» WHAT THE TASK REQUIRES
Set the lines down again exactly, first line through the line that contains "const yTicks = [0, 0.25, 0.5, 0.75, 1];", with no pictures.

» DATA
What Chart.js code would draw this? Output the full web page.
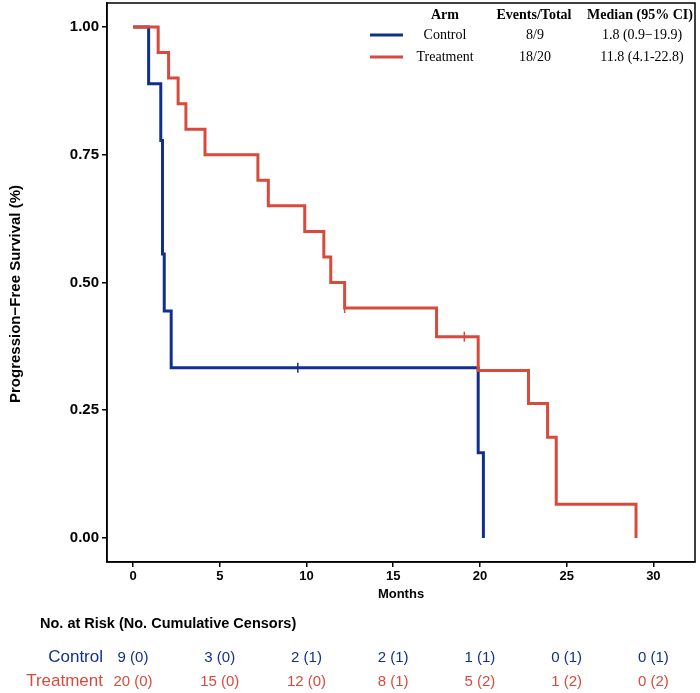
<!DOCTYPE html>
<html>
<head>
<meta charset="utf-8">
<script src="https://cdn.jsdelivr.net/npm/chart.js@4"></script>
<style>
  html, body { margin: 0; padding: 0; background: #fff; }
  #wrap { width: 700px; height: 693px; position: relative; }
</style>
</head>
<body>
<div id="wrap"><canvas id="km"></canvas></div>
<script>
// --- data ---
const xTicks = [0, 5, 10, 15, 20, 25, 30];
const yTicks = [0, 0.25, 0.5, 0.75, 1];

const controlTimes = [0, 0.9, 1.6, 1.7, 1.8, 2.2, 19.9, 20.2];
const controlSurv  = [1, 0.889, 0.778, 0.556, 0.444, 0.333, 0.167, 0];
const controlCensorTimes = [9.5];

const treatmentTimes = [0, 1.45, 2.05, 2.6, 3.05, 4.15, 7.2, 7.8, 9.9, 11.0, 11.4, 12.2, 17.5, 19.9, 22.8, 23.9, 24.4, 29.0];
const treatmentSurv  = [1, 0.95, 0.90, 0.85, 0.80, 0.75, 0.70, 0.65, 0.60, 0.55, 0.50, 0.45, 0.394, 0.328, 0.263, 0.197, 0.066, 0];
const treatmentCensorTimes = [12.2, 19.1];

const riskTimes = [0, 5, 10, 15, 20, 25, 30];
const controlAtRisk = [9, 3, 2, 2, 1, 0, 0];
const controlCensored = [0, 0, 1, 1, 1, 1, 1];
const treatmentAtRisk = [20, 15, 12, 8, 5, 1, 0];
const treatmentCensored = [0, 0, 0, 1, 2, 2, 2];

const armNames = ['Control', 'Treatment'];
const armEvents = ['8/9', '18/20'];
const armMedians = ['1.8 (0.9\u221219.9)', '11.8 (4.1-22.8)'];

const BLUE = '#11308e';
const RED = '#d84b3c';
const armColors = [BLUE, RED];

const SANS = '"Liberation Sans", Arial, Helvetica, sans-serif';
const SERIF = '"Liberation Serif", "Times New Roman", serif';

// step value at time t
function survAt(times, surv, t) {
    let s = surv[0];
    for (let i = 0; i < times.length; i++) {
        if (times[i] <= t) s = surv[i];
    }
    return s;
}

const toPoints = (xs, ys) => xs.map((x, i) => ({ x: x, y: ys[i] }));

// --- frame, y title, legend table, risk table ---
const extras = {
    id: 'extras',
    afterDraw(chart) {
        const ctx = chart.ctx;
        const area = chart.chartArea;
        const xs = chart.scales.x;

        ctx.save();
        // frame
        ctx.strokeStyle = '#000';
        ctx.lineWidth = 1.5;
        ctx.strokeRect(area.left, area.top, area.right - area.left, area.bottom - area.top);

        // y title
        ctx.save();
        ctx.translate(16, 294);
        ctx.rotate(-Math.PI / 2);
        ctx.textAlign = 'center';
        ctx.textBaseline = 'middle';
        ctx.fillStyle = '#000';
        ctx.font = 'bold 15px ' + SANS;
        ctx.fillText('Progression\u2212Free Survival (%)', 0, 0);
        ctx.restore();

        // legend table
        ctx.textBaseline = 'middle';
        ctx.textAlign = 'center';
        ctx.fillStyle = '#000';
        ctx.font = 'bold 14px ' + SERIF;
        ctx.fillText('Arm', 445, 15);
        ctx.fillText('Events/Total', 534, 15);
        ctx.fillText('Median (95% CI)', 640, 15);
        ctx.font = '14px ' + SERIF;
        const rowsY = [35, 57];
        armNames.forEach((name, i) => {
            ctx.strokeStyle = armColors[i];
            ctx.lineWidth = 3;
            ctx.beginPath();
            ctx.moveTo(370, rowsY[i]);
            ctx.lineTo(403, rowsY[i]);
            ctx.stroke();
            ctx.fillStyle = '#000';
            ctx.fillText(name, 445, rowsY[i]);
            ctx.fillText(armEvents[i], 535, rowsY[i]);
            ctx.fillText(armMedians[i], 642, rowsY[i]);
        });

        // risk table
        ctx.textAlign = 'left';
        ctx.fillStyle = '#000';
        ctx.font = 'bold 14.5px ' + SANS;
        ctx.fillText('No. at Risk (No. Cumulative Censors)', 40, 624);

        const tableRows = [
            { y: 657, risk: controlAtRisk, cens: controlCensored },
            { y: 681, risk: treatmentAtRisk, cens: treatmentCensored }
        ];
        tableRows.forEach((row, i) => {
            ctx.fillStyle = armColors[i];
            ctx.textAlign = 'right';
            ctx.font = '17px ' + SANS;
            ctx.fillText(armNames[i], 103, row.y);
            ctx.textAlign = 'center';
            ctx.font = '15px ' + SANS;
            riskTimes.forEach((t, j) => {
                ctx.fillText(`${row.risk[j]} (${row.cens[j]})`, xs.getPixelForValue(t), row.y + 1);
            });
        });
        ctx.restore();
    }
};

new Chart(document.getElementById('km'), {
    type: 'line',
    data: {
        datasets: [
            {
                label: 'Treatment',
                data: toPoints(treatmentTimes, treatmentSurv),
                borderColor: RED,
                borderWidth: 3,
                stepped: 'before',
                pointRadius: 0,
                order: 0
            },
            {
                label: 'Control',
                data: toPoints(controlTimes, controlSurv),
                borderColor: BLUE,
                borderWidth: 3,
                stepped: 'before',
                pointRadius: 0,
                order: 1
            },
            {
                label: 'Treatment censored',
                data: treatmentCensorTimes.map(t => ({ x: t, y: survAt(treatmentTimes, treatmentSurv, t) })),
                showLine: false,
                pointStyle: 'line',
                rotation: 90,
                pointRadius: 5,
                pointBorderWidth: 1.5,
                borderColor: RED,
                pointBorderColor: RED,
                order: 0
            },
            {
                label: 'Control censored',
                data: controlCensorTimes.map(t => ({ x: t, y: survAt(controlTimes, controlSurv, t) })),
                showLine: false,
                pointStyle: 'line',
                rotation: 90,
                pointRadius: 5,
                pointBorderWidth: 1.5,
                borderColor: BLUE,
                pointBorderColor: BLUE,
                order: 1
            }
        ]
    },
    options: {
        responsive: true,
        maintainAspectRatio: false,
        animation: false,
        layout: { autoPadding: false, padding: { top: 3, right: 5, bottom: 91, left: 0 } },
        plugins: {
            legend: { display: false },
            tooltip: { enabled: false }
        },
        scales: {
            x: {
                type: 'linear',
                min: -1.5,
                max: 32.4,
                afterBuildTicks: s => { s.ticks = xTicks.map(v => ({ value: v })); },
                afterFit: s => { s.height = 40; s.paddingLeft = 0; s.paddingRight = 0; },
                ticks: { color: '#000', font: { family: SANS, size: 13, weight: 'bold' }, padding: 2, maxRotation: 0 },
                grid: { display: true, drawOnChartArea: false, tickLength: 5, color: '#000', lineWidth: 1.5 },
                border: { display: true, color: '#000', width: 1.5 },
                title: {
                    display: true,
                    text: 'Months',
                    color: '#000',
                    font: { family: SANS, size: 13, weight: 'bold' },
                    padding: { top: 0, bottom: 0 }
                }
            },
            y: {
                type: 'linear',
                min: -0.047,
                max: 1.047,
                afterBuildTicks: s => { s.ticks = yTicks.map(v => ({ value: v })); },
                afterFit: s => { s.width = 107; s.paddingTop = 0; s.paddingBottom = 0; },
                ticks: { color: '#000', font: { family: SANS, size: 15, weight: 'bold' }, padding: 3, callback: v => v.toFixed(2) },
                grid: { display: true, drawOnChartArea: false, tickLength: 5, color: '#000', lineWidth: 1.5 },
                border: { display: true, color: '#000', width: 1.5 }
            }
        }
    },
    plugins: [extras]
});
</script>
</body>
</html>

» RESPONSE TO THIS EXERCISE
What Chart.js code would draw this? Output the full web page.
<!DOCTYPE html>
<html>
<head>
<meta charset="utf-8">
<script src="https://cdn.jsdelivr.net/npm/chart.js@4"></script>
<style>
  html, body { margin: 0; padding: 0; background: #fff; }
  #wrap { width: 700px; height: 693px; position: relative; }
</style>
</head>
<body>
<div id="wrap"><canvas id="km"></canvas></div>
<script>
// --- data ---
const xTicks = [0, 5, 10, 15, 20, 25, 30];
const yTicks = [0, 0.25, 0.5, 0.75, 1];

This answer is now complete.